Exercise description: Find each line with the word "this" and copy it.

[START OF Record list]

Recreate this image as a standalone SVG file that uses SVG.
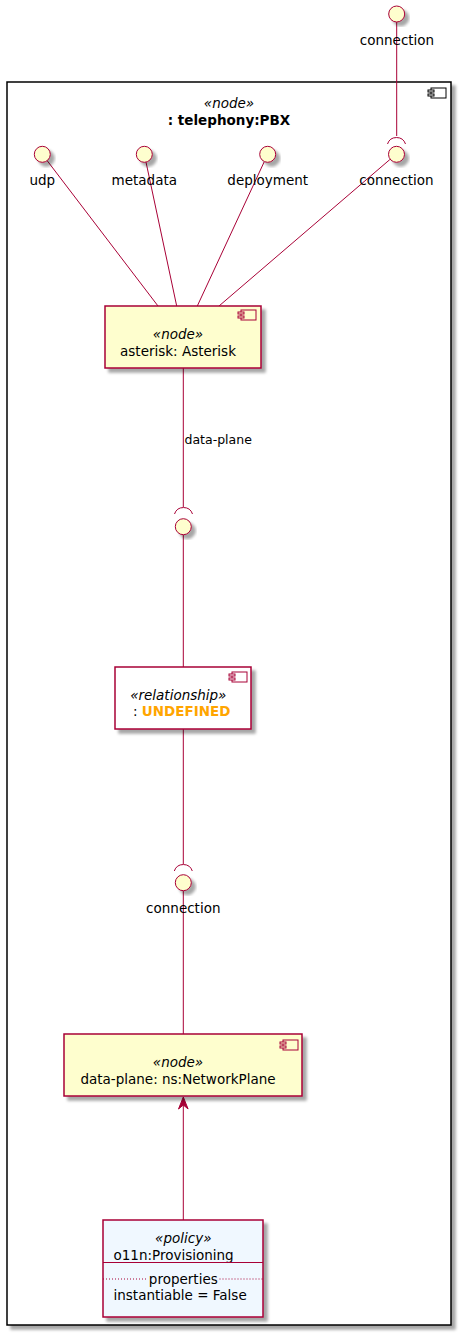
<svg xmlns="http://www.w3.org/2000/svg" xmlns:xlink="http://www.w3.org/1999/xlink" width="463" height="1339" viewBox="0 0 463 1339">
<style>
text{font-family:"DejaVu Sans","Liberation Sans",sans-serif;font-size:13.5px;fill:#000}
.st{font-style:italic}
.b{font-weight:bold}
.el{font-size:12.5px}
.mid{text-anchor:middle}
.box{stroke:#A80036;stroke-width:1.5}
.y{fill:#FEFECE}
.w{fill:#FFFFFF}
.p{fill:#F0F8FF}
.lnk{stroke:#A80036;stroke-width:1;fill:none}
.ic{stroke:#A80036;stroke-width:1;fill:#FEFECE}
</style>
<defs>
<filter id="sh" x="-20%" y="-20%" width="150%" height="150%">
<feGaussianBlur in="SourceAlpha" stdDeviation="1.8"/>
<feOffset dx="4" dy="4" result="o"/>
<feComponentTransfer><feFuncA type="linear" slope="0.35"/></feComponentTransfer>
<feMerge><feMergeNode/><feMergeNode in="SourceGraphic"/></feMerge>
</filter>
<g id="cicon"><rect x="3" y="0" width="15" height="10"/><rect x="0" y="2" width="6" height="2"/><rect x="0" y="6" width="6" height="2"/></g>
<marker id="ah" markerWidth="12" markerHeight="14" refX="5.5" refY="0.5" orient="auto" markerUnits="userSpaceOnUse" viewBox="0 0 12 14"/>
</defs>

<g id="pbx">
<rect x="7" y="82" width="444" height="1243" fill="#FFFFFF" stroke="#000" stroke-width="1.5" filter="url(#sh)"/>
<use xlink:href="#cicon" x="428" y="88" fill="#FFFFFF" stroke="#000" stroke-width="1"/>
<text class="st mid" x="229" y="108">«node»</text>
<text class="b mid" x="229" y="125">: telephony:PBX</text>
</g>

<g id="connectors">
<line class="lnk" x1="396.7" y1="22" x2="396.7" y2="136"/>
<path class="lnk" d="M387.5,144 A9.5,9.5 0 0 1 405.5,144"/>
<line class="lnk" x1="47.2" y1="160.7" x2="158" y2="306"/>
<line class="lnk" x1="146" y1="162.1" x2="176.7" y2="306"/>
<line class="lnk" x1="264.3" y1="161.6" x2="197.3" y2="306"/>
<line class="lnk" x1="389.9" y1="159.5" x2="219" y2="306"/>
<line class="lnk" x1="183.3" y1="368" x2="183.3" y2="507"/>
<path class="lnk" d="M174.5,514 A9.5,9.5 0 0 1 192.5,514"/>
<text class="el" x="184.5" y="444">data-plane</text>
<line class="lnk" x1="183.3" y1="535" x2="183.3" y2="667"/>
<line class="lnk" x1="183.3" y1="729" x2="183.3" y2="864"/>
<path class="lnk" d="M174.3,871 A9.5,9.5 0 0 1 192.3,871"/>
<line class="lnk" x1="183.3" y1="891" x2="183.3" y2="1034"/>
<line class="lnk" x1="183.3" y1="1220" x2="183.3" y2="1100"/>
<path d="M183.3,1097 L178.5,1109 L183.3,1105 L188.1,1109 Z" fill="#A80036" stroke="#A80036" stroke-width="1"/>
</g>

<g id="iface_connection_ext">
<circle cx="396.7" cy="14" r="8" class="ic" filter="url(#sh)"/>
<text class="mid" x="397" y="45">connection</text>
</g>
<g id="iface_udp">
<circle cx="42.3" cy="154.3" r="8" class="ic" filter="url(#sh)"/>
<text class="mid" x="42.3" y="185">udp</text>
</g>
<g id="iface_metadata">
<circle cx="144.3" cy="154.3" r="8" class="ic" filter="url(#sh)"/>
<text class="mid" x="144.3" y="185">metadata</text>
</g>
<g id="iface_deployment">
<circle cx="267.7" cy="154.3" r="8" class="ic" filter="url(#sh)"/>
<text class="mid" x="267.7" y="185">deployment</text>
</g>
<g id="iface_connection">
<circle cx="396.5" cy="154.3" r="8" class="ic" filter="url(#sh)"/>
<text class="mid" x="396.5" y="185">connection</text>
</g>

<g id="asterisk">
<rect x="105" y="306" width="156" height="62" class="box y" filter="url(#sh)"/>
<use xlink:href="#cicon" x="238" y="310" fill="#FEFECE" stroke="#A80036" stroke-width="1"/>
<text class="st mid" x="178" y="339">«node»</text>
<text class="mid" x="178" y="356">asterisk: Asterisk</text>
</g>

<g id="iface_dataplane">
<circle cx="183.3" cy="526.7" r="8" class="ic" filter="url(#sh)"/>
</g>

<g id="relationship">
<rect x="115" y="667" width="136" height="62" class="box w" filter="url(#sh)"/>
<use xlink:href="#cicon" x="229" y="672" fill="#FFFFFF" stroke="#A80036" stroke-width="1"/>
<text class="st mid" x="178.3" y="700">«relationship»</text>
<text x="133" y="716">: <tspan class="b" fill="#FFA500" style="fill:#FFA500">UNDEFINED</tspan></text>
</g>

<g id="iface_connection_np">
<circle cx="183.3" cy="882.7" r="8" class="ic" filter="url(#sh)"/>
<text class="mid" x="183.3" y="913">connection</text>
</g>

<g id="networkplane">
<rect x="64" y="1034" width="238" height="62" class="box y" filter="url(#sh)"/>
<use xlink:href="#cicon" x="280" y="1040" fill="#FEFECE" stroke="#A80036" stroke-width="1"/>
<text class="st mid" x="178" y="1067">«node»</text>
<text class="mid" x="178" y="1084">data-plane: ns:NetworkPlane</text>
</g>

<g id="policy">
<rect x="103" y="1220" width="160" height="97" class="box p" filter="url(#sh)"/>
<text class="st mid" x="183.3" y="1243">«policy»</text>
<text x="113.5" y="1260">o11n:Provisioning</text>
<line x1="103" y1="1262.5" x2="263" y2="1262.5" stroke="#A80036" stroke-width="1"/>
<line x1="103" y1="1279" x2="147" y2="1279" stroke="#A80036" stroke-width="1" stroke-dasharray="1,2"/>
<line x1="219.5" y1="1279" x2="263" y2="1279" stroke="#A80036" stroke-width="1" stroke-dasharray="1,2"/>
<text class="mid" x="183.3" y="1283.5">properties</text>
<text x="113.5" y="1300">instantiable = False</text>
</g>
</svg>
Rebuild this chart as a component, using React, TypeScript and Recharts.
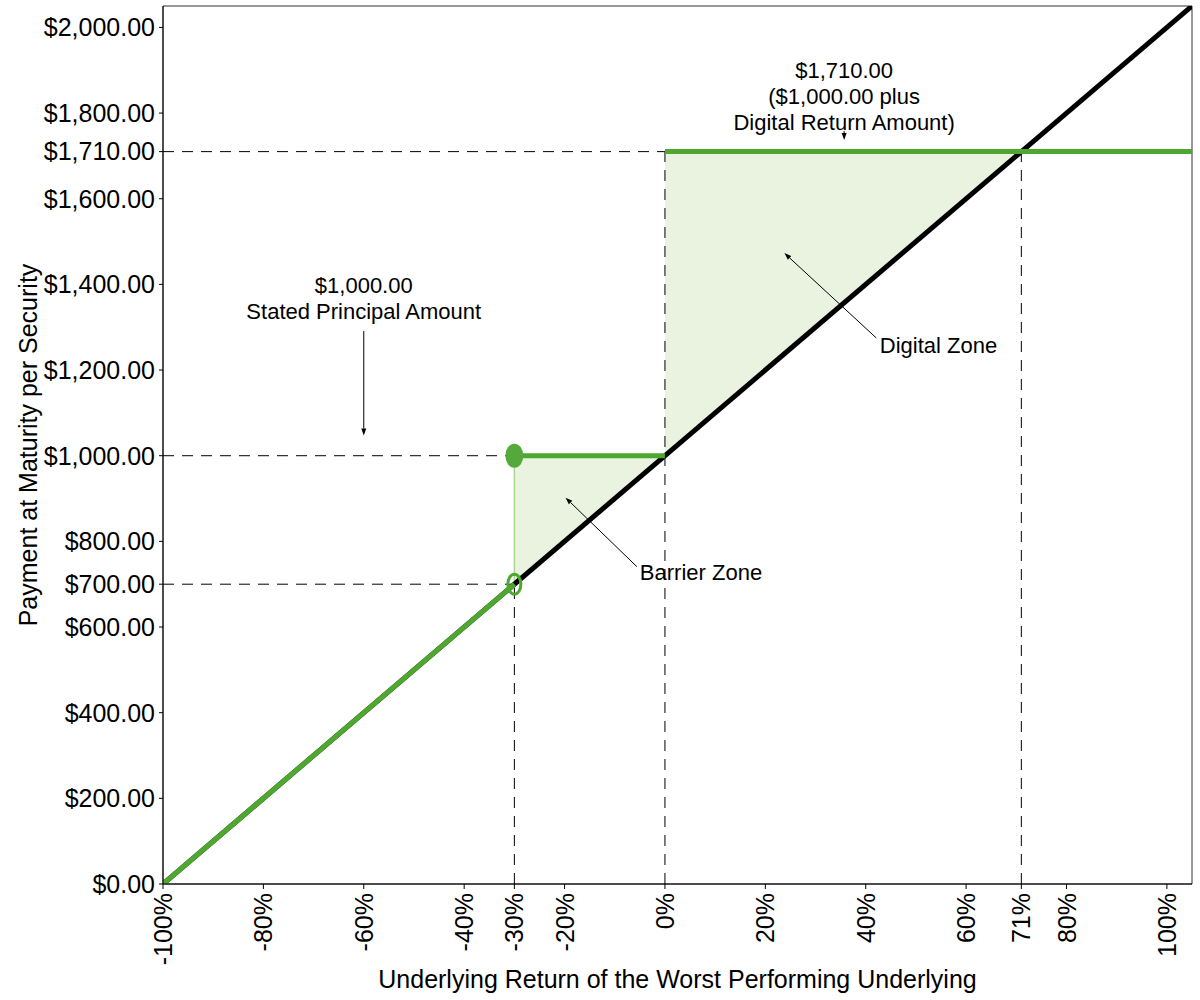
import React from 'react';
import {
  ComposedChart,
  Line,
  Area,
  Scatter,
  XAxis,
  YAxis,
  ReferenceLine,
  ReferenceDot,
  ReferenceArea,
} from 'recharts';

// axis ticks (underlying return in %, payment in $)
const xTicks = [-100, -80, -60, -40, -30, -20, 0, 20, 40, 60, 71, 80, 100];
const yTicks = [0, 200, 400, 600, 700, 800, 1000, 1200, 1400, 1600, 1710, 1800, 2000];

// underlying performance line (1:1)
const underlyingLine = [
  { x: -100, y: 0 },
  { x: 105, y: 2050 },
];

// payoff pieces
const barrierLeg = [
  { x: -100, y: 0 },
  { x: -30, y: 700 },
];
const principalLeg = [
  { x: -30, y: 1000 },
  { x: 0, y: 1000 },
];
const digitalLeg = [
  { x: 0, y: 1710 },
  { x: 105, y: 1710 },
];
const barrierEdge = [
  { x: -30, y: 700 },
  { x: -30, y: 1000 },
];
const filledPoint = [{ x: -30, y: 1000 }];
const openPoint = [{ x: -30, y: 700 }];

// shaded zones between payoff and underlying
const barrierZone = [
  { x: -30, band: [700, 1000] },
  { x: 0, band: [1000, 1000] },
];
const digitalZone = [
  { x: 0, band: [1000, 1710] },
  { x: 71, band: [1710, 1710] },
];

// annotations
const principalNote = { x: -60, y: 1379, lines: ['$1,000.00', 'Stated Principal Amount'] };
const digitalNote = { x: 35.7, y: 1883, lines: ['$1,710.00', '($1,000.00 plus', 'Digital Return Amount)'] };
const digitalZoneNote = { x: 42.8, y: 1239, lines: ['Digital Zone'] };
const barrierZoneNote = { x: -5, y: 710, lines: ['Barrier Zone'] };

const principalArrow = [{ x: -60, y: 1291 }, { x: -60, y: 1047 }];
const digitalArrow = [{ x: 35.7, y: 1758 }, { x: 35.7, y: 1737 }];
const digitalZoneArrow = [{ x: 42.1, y: 1275 }, { x: 23.8, y: 1473 }];
const barrierZoneArrow = [{ x: -5.6, y: 741 }, { x: -19.8, y: 902 }];

const GREEN = '#4ea72e';
const FILL = '#e9f3e0';
const FONT = '"Liberation Sans", Arial, sans-serif';

const fmtMoney = (v: number) =>
  '$' + v.toLocaleString('en-US', { minimumFractionDigits: 2, maximumFractionDigits: 2 });

const XTick = (props: any) => {
  const { x, y, payload } = props;
  return (
    <text
      x={x}
      y={y}
      transform={`rotate(-90, ${x}, ${y})`}
      textAnchor="end"
      dominantBaseline="central"
      fontSize={25}
      fill="#000"
      fontFamily={FONT}
    >
      {`${payload.value}%`}
    </text>
  );
};

const Arrow = (props: any) => {
  const { x1, y1, x2, y2 } = props;
  const ang = Math.atan2(y2 - y1, x2 - x1);
  const len = 7;
  const w = 2.5;
  const bx = x2 - len * Math.cos(ang);
  const by = y2 - len * Math.sin(ang);
  const px = -Math.sin(ang) * w;
  const py = Math.cos(ang) * w;
  return (
    <g>
      <line x1={x1} y1={y1} x2={bx} y2={by} stroke="#000" strokeWidth={1} />
      <polygon points={`${x2},${y2} ${bx + px},${by + py} ${bx - px},${by - py}`} fill="#000" />
    </g>
  );
};

const noteShape = (lines: string[], anchor: 'middle' | 'start') => (p: any) => (
  <text
    x={p.cx}
    y={p.cy}
    textAnchor={anchor}
    fontSize={22}
    fill="#000"
    fontFamily={FONT}
  >
    {lines.map((l, i) => (
      <tspan key={i} x={p.cx} dy={i === 0 ? 0 : 26}>
        {l}
      </tspan>
    ))}
  </text>
);

export default function App() {
  return (
    <div
      style={{
        position: 'absolute',
        left: 0,
        top: 0,
        width: 1200,
        height: 1000,
        background: '#fff',
        fontFamily: FONT,
      }}
    >
      <ComposedChart width={1200} height={1000} margin={{ top: 6, right: 8, bottom: 0, left: 0 }}>
        <XAxis
          type="number"
          dataKey="x"
          domain={[-100, 105]}
          ticks={xTicks}
          interval={0}
          height={116}
          tickSize={5}
          tickMargin={4}
          tick={<XTick />}
          stroke="#000"
          allowDataOverflow
          label={({ viewBox }: any) => (
            <text
              x={viewBox.x + viewBox.width / 2}
              y={979}
              textAnchor="middle"
              dominantBaseline="central"
              fontSize={25}
              fill="#000"
              fontFamily={FONT}
            >
              Underlying Return of the Worst Performing Underlying
            </text>
          )}
        />
        <YAxis
          type="number"
          domain={[0, 2050]}
          ticks={yTicks}
          interval={0}
          width={163}
          tickSize={4}
          tickMargin={4}
          tickFormatter={fmtMoney}
          tick={{ fontSize: 25, fill: '#000', fontFamily: FONT }}
          stroke="#000"
          allowDataOverflow
          label={({ viewBox }: any) => {
            const cy = viewBox.y + viewBox.height / 2;
            return (
              <text
                x={28}
                y={cy}
                transform={`rotate(-90, 28, ${cy})`}
                textAnchor="middle"
                dominantBaseline="central"
                fontSize={25}
                fill="#000"
                fontFamily={FONT}
              >
                Payment at Maturity per Security
              </text>
            );
          }}
        />

        <ReferenceArea x1={-100} x2={105} y1={0} y2={2050} fill="none" stroke="#333" strokeWidth={1} />

        <Area
          data={barrierZone}
          dataKey="band"
          type="linear"
          fill={FILL}
          fillOpacity={1}
          stroke="none"
          isAnimationActive={false}
        />
        <Area
          data={digitalZone}
          dataKey="band"
          type="linear"
          fill={FILL}
          fillOpacity={1}
          stroke="none"
          isAnimationActive={false}
        />

        <ReferenceLine segment={[{ x: -100, y: 1710 }, { x: 0, y: 1710 }]} stroke="#000" strokeDasharray="11 8" />
        <ReferenceLine segment={[{ x: -100, y: 1000 }, { x: -30, y: 1000 }]} stroke="#000" strokeDasharray="11 8" />
        <ReferenceLine segment={[{ x: -100, y: 700 }, { x: -30, y: 700 }]} stroke="#000" strokeDasharray="11 8" />
        <ReferenceLine segment={[{ x: -30, y: 0 }, { x: -30, y: 700 }]} stroke="#000" strokeDasharray="11 8" />
        <ReferenceLine segment={[{ x: 0, y: 0 }, { x: 0, y: 1710 }]} stroke="#000" strokeDasharray="11 8" />
        <ReferenceLine segment={[{ x: 71, y: 0 }, { x: 71, y: 1710 }]} stroke="#000" strokeDasharray="11 8" />

        <Line
          data={barrierEdge}
          dataKey="y"
          type="linear"
          stroke="#a6d893"
          strokeWidth={1.5}
          dot={false}
          activeDot={false}
          isAnimationActive={false}
        />
        <Line
          data={underlyingLine}
          dataKey="y"
          type="linear"
          stroke="#000"
          strokeWidth={5}
          dot={false}
          activeDot={false}
          isAnimationActive={false}
        />
        <Line
          data={barrierLeg}
          dataKey="y"
          type="linear"
          stroke={GREEN}
          strokeWidth={5}
          dot={false}
          activeDot={false}
          isAnimationActive={false}
        />
        <Line
          data={principalLeg}
          dataKey="y"
          type="linear"
          stroke={GREEN}
          strokeWidth={5}
          dot={false}
          activeDot={false}
          isAnimationActive={false}
        />
        <Line
          data={digitalLeg}
          dataKey="y"
          type="linear"
          stroke={GREEN}
          strokeWidth={5}
          dot={false}
          activeDot={false}
          isAnimationActive={false}
        />
        <Scatter
          data={filledPoint}
          dataKey="y"
          isAnimationActive={false}
          shape={(p: any) => <ellipse cx={p.cx} cy={p.cy} rx={9} ry={12} fill="#55a93a" />}
        />
        <Scatter
          data={openPoint}
          dataKey="y"
          isAnimationActive={false}
          shape={(p: any) => (
            <ellipse cx={p.cx} cy={p.cy} rx={6.5} ry={10} fill="none" stroke={GREEN} strokeWidth={3} />
          )}
        />

        <ReferenceLine segment={principalArrow} shape={<Arrow />} />
        <ReferenceLine segment={digitalArrow} shape={<Arrow />} />
        <ReferenceLine segment={digitalZoneArrow} shape={<Arrow />} />
        <ReferenceLine segment={barrierZoneArrow} shape={<Arrow />} />

        <ReferenceDot x={principalNote.x} y={principalNote.y} r={0} shape={noteShape(principalNote.lines, 'middle')} />
        <ReferenceDot x={digitalNote.x} y={digitalNote.y} r={0} shape={noteShape(digitalNote.lines, 'middle')} />
        <ReferenceDot x={digitalZoneNote.x} y={digitalZoneNote.y} r={0} shape={noteShape(digitalZoneNote.lines, 'start')} />
        <ReferenceDot x={barrierZoneNote.x} y={barrierZoneNote.y} r={0} shape={noteShape(barrierZoneNote.lines, 'start')} />
      </ComposedChart>
    </div>
  );
}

[END OF Record list]

Exercise response:
Recreate this image as a standalone SVG file that uses SVG.
Rebuild this chart as a component, using React, TypeScript and Recharts.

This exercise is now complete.